Isolate every line in the records below with "this" in it.

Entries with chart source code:

<<<<

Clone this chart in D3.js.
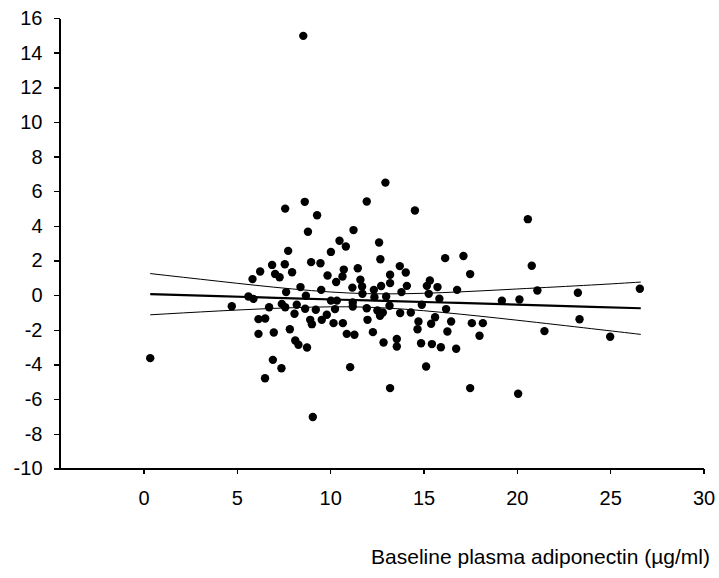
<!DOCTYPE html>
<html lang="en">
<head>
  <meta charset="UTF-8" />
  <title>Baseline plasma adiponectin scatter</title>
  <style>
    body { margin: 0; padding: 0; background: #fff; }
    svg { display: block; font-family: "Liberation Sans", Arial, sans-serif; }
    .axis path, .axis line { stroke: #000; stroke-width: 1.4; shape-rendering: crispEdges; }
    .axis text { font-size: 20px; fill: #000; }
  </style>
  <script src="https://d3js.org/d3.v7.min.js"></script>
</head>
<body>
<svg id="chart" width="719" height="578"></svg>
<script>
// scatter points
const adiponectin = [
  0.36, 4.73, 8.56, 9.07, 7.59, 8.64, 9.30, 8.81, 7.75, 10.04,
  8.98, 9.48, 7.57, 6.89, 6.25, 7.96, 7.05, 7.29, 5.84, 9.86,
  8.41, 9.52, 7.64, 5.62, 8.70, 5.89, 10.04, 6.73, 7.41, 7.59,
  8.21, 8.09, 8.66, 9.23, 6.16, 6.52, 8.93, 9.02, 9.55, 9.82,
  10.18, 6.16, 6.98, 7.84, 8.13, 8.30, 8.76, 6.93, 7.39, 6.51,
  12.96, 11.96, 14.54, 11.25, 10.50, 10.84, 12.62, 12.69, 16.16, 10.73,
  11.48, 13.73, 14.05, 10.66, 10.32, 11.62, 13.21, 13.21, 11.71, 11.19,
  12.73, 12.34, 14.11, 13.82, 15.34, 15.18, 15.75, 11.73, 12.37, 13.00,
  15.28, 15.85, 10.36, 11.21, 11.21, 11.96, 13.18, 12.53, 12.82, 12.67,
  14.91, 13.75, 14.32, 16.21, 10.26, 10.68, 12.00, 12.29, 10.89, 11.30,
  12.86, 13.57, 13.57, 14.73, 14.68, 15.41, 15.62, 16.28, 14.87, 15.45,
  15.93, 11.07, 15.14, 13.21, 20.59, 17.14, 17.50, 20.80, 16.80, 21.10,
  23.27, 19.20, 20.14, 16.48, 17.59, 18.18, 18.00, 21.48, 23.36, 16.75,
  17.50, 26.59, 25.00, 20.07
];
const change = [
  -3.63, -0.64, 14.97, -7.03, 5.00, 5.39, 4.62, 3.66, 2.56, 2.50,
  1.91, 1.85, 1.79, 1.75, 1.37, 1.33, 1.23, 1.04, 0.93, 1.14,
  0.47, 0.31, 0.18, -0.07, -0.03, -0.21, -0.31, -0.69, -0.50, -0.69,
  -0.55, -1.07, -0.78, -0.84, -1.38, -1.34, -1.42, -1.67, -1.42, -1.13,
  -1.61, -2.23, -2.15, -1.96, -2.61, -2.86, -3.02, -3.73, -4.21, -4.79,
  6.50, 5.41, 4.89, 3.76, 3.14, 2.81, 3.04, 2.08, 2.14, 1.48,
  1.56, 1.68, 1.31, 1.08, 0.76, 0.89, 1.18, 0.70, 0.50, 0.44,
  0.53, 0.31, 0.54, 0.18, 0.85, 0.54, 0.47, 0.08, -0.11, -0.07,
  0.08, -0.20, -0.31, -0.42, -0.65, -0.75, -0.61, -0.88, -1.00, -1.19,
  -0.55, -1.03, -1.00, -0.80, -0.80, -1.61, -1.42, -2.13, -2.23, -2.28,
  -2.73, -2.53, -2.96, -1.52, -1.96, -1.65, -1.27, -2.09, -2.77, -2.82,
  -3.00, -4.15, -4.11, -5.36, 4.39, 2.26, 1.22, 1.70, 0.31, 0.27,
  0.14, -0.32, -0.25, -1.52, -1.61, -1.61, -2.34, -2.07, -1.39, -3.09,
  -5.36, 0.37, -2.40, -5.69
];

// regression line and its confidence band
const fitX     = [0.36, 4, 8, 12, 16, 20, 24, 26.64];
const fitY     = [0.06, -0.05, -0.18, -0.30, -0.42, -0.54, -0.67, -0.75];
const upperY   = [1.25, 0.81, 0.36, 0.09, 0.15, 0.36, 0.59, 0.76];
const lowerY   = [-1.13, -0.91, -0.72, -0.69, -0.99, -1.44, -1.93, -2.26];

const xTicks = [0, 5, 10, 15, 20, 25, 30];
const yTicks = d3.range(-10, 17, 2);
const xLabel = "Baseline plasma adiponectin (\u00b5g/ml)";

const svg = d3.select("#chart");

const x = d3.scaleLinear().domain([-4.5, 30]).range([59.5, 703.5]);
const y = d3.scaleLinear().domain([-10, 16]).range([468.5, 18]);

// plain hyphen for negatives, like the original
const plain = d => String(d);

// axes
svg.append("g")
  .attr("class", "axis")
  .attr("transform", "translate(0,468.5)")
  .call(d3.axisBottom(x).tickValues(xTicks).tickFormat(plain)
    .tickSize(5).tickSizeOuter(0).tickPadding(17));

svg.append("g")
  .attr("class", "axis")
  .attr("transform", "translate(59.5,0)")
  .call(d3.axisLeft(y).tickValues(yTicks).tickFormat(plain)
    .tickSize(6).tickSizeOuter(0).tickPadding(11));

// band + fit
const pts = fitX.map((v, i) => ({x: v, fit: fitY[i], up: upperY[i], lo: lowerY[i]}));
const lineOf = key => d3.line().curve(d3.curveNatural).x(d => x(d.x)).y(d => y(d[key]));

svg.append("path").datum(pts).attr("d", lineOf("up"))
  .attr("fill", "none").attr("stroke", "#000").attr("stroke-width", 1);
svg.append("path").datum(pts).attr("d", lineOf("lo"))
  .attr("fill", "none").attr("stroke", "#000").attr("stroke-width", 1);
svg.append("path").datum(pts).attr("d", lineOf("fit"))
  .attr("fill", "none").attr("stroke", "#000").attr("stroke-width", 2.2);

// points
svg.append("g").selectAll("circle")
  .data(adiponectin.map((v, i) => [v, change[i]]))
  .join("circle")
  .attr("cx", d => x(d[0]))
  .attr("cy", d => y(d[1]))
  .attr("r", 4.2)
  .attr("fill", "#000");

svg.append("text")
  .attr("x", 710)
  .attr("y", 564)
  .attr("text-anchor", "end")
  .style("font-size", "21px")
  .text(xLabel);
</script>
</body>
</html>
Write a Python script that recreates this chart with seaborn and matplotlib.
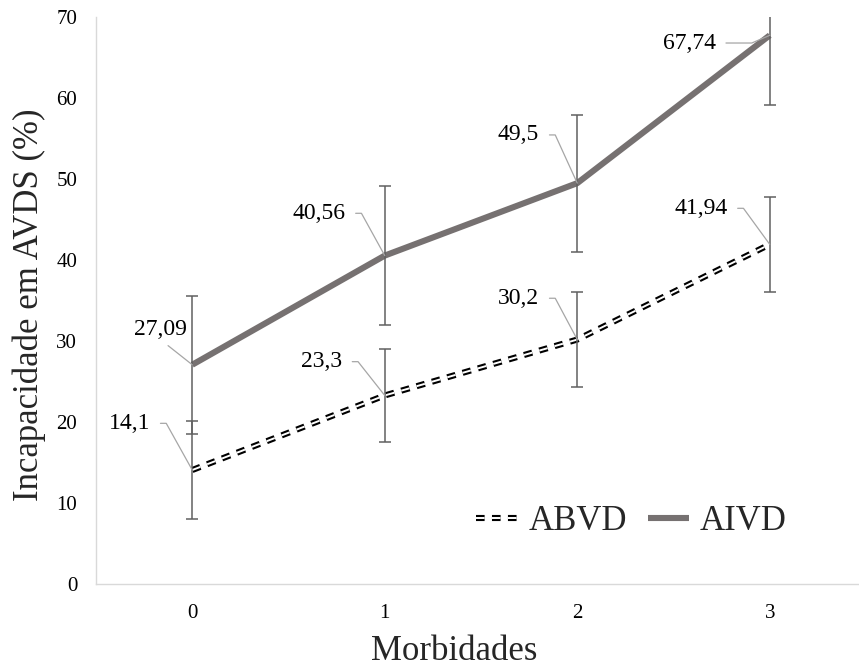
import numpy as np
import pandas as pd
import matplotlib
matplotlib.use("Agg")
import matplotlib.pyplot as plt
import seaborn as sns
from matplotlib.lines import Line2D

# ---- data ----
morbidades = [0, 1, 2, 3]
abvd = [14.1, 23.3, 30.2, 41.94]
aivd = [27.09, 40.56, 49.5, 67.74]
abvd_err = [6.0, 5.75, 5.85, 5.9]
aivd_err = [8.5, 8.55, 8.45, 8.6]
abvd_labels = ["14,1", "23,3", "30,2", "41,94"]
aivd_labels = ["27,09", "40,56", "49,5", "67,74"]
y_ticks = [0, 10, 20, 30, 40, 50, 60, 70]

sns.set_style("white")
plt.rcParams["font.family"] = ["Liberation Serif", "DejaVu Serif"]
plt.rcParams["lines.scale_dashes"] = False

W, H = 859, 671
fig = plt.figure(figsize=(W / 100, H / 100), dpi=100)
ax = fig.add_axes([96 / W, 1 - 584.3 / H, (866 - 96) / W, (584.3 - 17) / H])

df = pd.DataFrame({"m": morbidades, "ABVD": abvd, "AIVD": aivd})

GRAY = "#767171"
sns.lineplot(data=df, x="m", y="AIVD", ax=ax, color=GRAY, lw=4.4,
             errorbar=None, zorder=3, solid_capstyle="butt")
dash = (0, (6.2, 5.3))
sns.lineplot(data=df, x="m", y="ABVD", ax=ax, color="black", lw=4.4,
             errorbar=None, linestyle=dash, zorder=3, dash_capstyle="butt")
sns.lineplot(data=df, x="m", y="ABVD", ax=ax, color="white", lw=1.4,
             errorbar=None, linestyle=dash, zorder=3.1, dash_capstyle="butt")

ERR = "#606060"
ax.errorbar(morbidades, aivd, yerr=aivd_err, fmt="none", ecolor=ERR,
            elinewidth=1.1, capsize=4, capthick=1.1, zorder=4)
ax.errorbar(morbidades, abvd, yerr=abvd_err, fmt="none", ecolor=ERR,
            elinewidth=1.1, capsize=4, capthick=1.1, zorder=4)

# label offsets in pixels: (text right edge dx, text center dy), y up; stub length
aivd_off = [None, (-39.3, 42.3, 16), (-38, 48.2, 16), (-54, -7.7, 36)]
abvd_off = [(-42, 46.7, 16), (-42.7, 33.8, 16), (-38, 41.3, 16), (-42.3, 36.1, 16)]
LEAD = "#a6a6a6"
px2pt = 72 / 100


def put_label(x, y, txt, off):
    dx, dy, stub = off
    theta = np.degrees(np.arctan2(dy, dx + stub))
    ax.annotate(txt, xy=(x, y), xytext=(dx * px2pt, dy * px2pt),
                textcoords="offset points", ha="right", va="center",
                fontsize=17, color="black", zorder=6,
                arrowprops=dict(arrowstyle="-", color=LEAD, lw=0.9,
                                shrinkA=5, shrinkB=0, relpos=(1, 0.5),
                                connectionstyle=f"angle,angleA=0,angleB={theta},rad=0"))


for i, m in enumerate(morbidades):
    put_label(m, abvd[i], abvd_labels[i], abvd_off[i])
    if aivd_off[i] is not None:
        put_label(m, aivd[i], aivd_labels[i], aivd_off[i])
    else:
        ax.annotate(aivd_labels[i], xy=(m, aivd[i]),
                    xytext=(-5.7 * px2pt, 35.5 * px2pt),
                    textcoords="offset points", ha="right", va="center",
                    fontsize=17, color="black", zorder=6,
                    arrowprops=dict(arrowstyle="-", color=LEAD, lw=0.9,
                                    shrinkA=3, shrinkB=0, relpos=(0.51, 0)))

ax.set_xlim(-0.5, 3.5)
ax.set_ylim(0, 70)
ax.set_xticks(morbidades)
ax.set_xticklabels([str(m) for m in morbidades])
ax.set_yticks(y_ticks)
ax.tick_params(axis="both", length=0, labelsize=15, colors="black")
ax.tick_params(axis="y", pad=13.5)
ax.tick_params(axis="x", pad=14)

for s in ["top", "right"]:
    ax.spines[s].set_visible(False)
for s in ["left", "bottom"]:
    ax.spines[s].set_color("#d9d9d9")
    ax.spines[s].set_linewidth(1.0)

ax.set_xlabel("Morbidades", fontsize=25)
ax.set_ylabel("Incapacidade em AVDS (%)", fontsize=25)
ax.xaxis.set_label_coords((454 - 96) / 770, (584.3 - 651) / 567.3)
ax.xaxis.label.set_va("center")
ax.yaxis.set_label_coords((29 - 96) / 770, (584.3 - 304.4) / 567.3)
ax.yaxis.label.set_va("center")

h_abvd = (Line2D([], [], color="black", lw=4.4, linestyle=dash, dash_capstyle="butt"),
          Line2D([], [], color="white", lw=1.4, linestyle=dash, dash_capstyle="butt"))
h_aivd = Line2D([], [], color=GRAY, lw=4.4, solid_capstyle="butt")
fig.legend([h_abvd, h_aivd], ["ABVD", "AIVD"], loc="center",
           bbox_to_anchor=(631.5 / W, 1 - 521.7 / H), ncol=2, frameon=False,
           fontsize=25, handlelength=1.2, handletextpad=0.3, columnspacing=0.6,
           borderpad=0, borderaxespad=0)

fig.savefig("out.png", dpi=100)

>>>>

Output below:
Clone this chart in D3.js.
Write a Python script that recreates this chart with seaborn and matplotlib.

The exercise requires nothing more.